There are many publish/subscribe messaging systems available to choose. Let us discuss reasons to choose Kafka.

Multiple Producers: Kafka can efficiently manage multiple producers, whether they are using different topics or the same topic.
Multiple Consumers: Kafka is designed to handle multiple consumers reading from the same stream of messages simultaneously, without causing interference between clients. This differs from many queuing systems, where a message is only available to one client after being consumed. In Kafka, multiple consumers can work as part of a group, sharing a stream and ensuring that each message is processed only once by the group as a whole.
Retention: Kafka allows message retention and therefore you don’t have to work with messages real time. Retention rules are configurable. Messages are written to the disk. This is helpful when the consumers are slow to consume the messages or fail. Consumers can be stopped and restarted later to resume the consumption of messages.
Scalable: Kafka is scalable. You can start with a single broker and scale to even hundreds of brokers based on the requirement. Expansions can be carried out while the cluster remains online, ensuring no impact on the overall system’s availability.
High Performance: Kafka is renowned for its exceptional performance. It can handle massive volumes of data with low latency.

5. Uses of Kafka

5.1 Activity tracking

Kafka was originaly designed at LinkedIn for activity tracking. When users interact with application, they generate passive information like the clicks, the time spent on a particular page or other updates by the user. All the messages are published and can be consumed by applications to generate report.

5.2 Messaging

Kafka is an excellent choice for messaging systems. Its ability to handle high throughput, low latency, and durability makes it well-suited for delivering notifications like emails.

5.3 Logging

Kafka is an ideal platform for collecting, processing, and analyzing application and system metrics and logs. Applications publish metrics on a regular basis to a Kafka topic, and those metrics can be consumed by systems for monitoring and alerting.

5.4 Commit log

Kafka’s underlying commit log architecture facilitates the real-time streaming of database change events, providing a foundation for applications to consume and react to these updates.

5.5 Stream processing

Stream processing involves processing a continuous flow of incoming data as it arrives, rather than storing it for later batch processing. Kafka is ideally suited for this because it acts as a real-time data pipeline, delivering a continuous stream of records.

6. Kafka’s origin

Kafka was created to address the data pipeline problem at LinkedIn. It was designed to provide a high-performance messaging system that can handle many types of data and provide clean, structured data about user activity and system metrics in real time.
Jeff Weiner, former CEO of LinkedIn

The Kafka was developed at LinkedIn by a team led by Jay Kraps. Other team members were Neha Narkhede and Jun Rao. The primary goals were to:

Decouple producers and consumers by using a push-pull model.
Enable message data persistence within the messaging system to support access by multiple consumers.
Optimize for high throughput of messages.
Allow horizontal scaling of the system to accommodate growth as data streams expand.

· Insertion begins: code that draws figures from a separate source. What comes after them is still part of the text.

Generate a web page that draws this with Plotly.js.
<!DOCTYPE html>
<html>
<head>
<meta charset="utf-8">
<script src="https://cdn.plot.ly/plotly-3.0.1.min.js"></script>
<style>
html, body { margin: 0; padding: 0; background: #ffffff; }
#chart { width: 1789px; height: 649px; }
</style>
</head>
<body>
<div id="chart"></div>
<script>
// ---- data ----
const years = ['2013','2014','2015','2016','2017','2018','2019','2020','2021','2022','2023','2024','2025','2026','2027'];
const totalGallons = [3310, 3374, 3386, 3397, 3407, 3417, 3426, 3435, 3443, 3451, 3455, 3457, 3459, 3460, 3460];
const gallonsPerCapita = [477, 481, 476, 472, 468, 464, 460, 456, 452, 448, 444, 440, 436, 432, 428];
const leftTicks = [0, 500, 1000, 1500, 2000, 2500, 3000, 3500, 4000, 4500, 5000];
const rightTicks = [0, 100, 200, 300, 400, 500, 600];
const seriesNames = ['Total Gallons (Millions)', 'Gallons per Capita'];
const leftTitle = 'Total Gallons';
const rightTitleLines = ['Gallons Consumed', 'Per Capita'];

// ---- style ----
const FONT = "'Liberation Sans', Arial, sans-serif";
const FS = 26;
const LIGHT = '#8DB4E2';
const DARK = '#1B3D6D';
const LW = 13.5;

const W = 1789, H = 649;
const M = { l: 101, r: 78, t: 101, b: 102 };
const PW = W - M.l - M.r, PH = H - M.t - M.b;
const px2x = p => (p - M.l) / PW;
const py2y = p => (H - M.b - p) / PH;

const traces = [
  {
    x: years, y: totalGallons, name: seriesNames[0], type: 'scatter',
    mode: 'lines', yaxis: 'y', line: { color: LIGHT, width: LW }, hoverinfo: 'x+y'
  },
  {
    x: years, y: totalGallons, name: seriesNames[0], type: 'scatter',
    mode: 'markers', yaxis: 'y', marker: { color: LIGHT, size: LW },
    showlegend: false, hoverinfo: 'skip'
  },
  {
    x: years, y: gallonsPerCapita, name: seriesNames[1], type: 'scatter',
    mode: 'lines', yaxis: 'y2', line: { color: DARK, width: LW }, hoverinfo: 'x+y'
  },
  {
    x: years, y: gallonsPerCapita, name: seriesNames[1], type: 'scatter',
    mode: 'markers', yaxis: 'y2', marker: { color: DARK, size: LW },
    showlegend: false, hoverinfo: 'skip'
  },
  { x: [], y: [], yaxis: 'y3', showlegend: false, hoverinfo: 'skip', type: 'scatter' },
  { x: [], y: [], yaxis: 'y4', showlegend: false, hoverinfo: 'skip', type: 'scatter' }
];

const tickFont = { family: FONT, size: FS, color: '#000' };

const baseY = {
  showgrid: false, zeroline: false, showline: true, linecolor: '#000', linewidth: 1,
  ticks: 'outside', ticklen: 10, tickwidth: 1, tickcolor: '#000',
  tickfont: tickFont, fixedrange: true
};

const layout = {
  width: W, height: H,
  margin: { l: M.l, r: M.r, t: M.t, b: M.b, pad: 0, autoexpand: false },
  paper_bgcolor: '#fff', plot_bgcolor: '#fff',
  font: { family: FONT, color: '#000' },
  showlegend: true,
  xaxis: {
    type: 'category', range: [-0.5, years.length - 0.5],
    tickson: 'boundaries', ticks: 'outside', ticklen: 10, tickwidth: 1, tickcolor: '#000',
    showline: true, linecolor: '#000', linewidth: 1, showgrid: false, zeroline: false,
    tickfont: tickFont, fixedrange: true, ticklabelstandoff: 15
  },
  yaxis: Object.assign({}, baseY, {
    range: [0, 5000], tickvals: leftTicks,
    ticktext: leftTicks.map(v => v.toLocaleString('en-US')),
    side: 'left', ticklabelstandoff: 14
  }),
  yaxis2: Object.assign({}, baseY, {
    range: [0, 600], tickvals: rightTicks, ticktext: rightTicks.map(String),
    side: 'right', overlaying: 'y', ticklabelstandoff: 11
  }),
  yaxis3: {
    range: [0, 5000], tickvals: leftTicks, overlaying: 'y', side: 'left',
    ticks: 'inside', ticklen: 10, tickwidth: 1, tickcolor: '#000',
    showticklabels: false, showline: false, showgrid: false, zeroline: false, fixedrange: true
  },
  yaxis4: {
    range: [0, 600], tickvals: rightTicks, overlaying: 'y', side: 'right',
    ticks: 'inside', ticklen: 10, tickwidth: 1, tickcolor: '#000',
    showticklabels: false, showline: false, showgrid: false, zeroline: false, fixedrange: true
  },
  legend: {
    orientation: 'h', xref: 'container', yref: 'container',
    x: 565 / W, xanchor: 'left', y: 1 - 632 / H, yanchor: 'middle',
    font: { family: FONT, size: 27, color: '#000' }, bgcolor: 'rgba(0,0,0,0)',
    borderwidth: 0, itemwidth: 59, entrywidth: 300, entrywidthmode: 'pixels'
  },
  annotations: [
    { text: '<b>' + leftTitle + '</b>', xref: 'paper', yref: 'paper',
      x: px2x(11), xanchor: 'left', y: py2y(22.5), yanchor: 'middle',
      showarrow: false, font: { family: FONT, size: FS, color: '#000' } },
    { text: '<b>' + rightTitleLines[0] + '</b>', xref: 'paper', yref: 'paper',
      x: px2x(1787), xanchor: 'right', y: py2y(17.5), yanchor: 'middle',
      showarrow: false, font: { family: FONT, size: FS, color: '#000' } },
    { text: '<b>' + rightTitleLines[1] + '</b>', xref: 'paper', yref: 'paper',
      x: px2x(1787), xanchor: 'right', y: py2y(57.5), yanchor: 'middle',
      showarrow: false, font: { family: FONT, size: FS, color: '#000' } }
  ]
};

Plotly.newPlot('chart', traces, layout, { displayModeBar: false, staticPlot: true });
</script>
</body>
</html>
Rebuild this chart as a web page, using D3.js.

The result was a publish/subscribe messaging system featuring a conventional messaging interface paired with a storage layer akin to a log-aggregation system.

Kafka was released as an open source project on GitHub in late 2010.

7. Conclusion

Kafka is a powerful, scalable, and distributed platform for handling real-time data streams.
As you delve deeper into Kafka, you’ll discover its immense potential in various domains such as IoT, financial systems, e-commerce, and more. Remember, Kafka is more than just a messaging system; it’s a platform for building real-time applications that can handle massive volumes of data.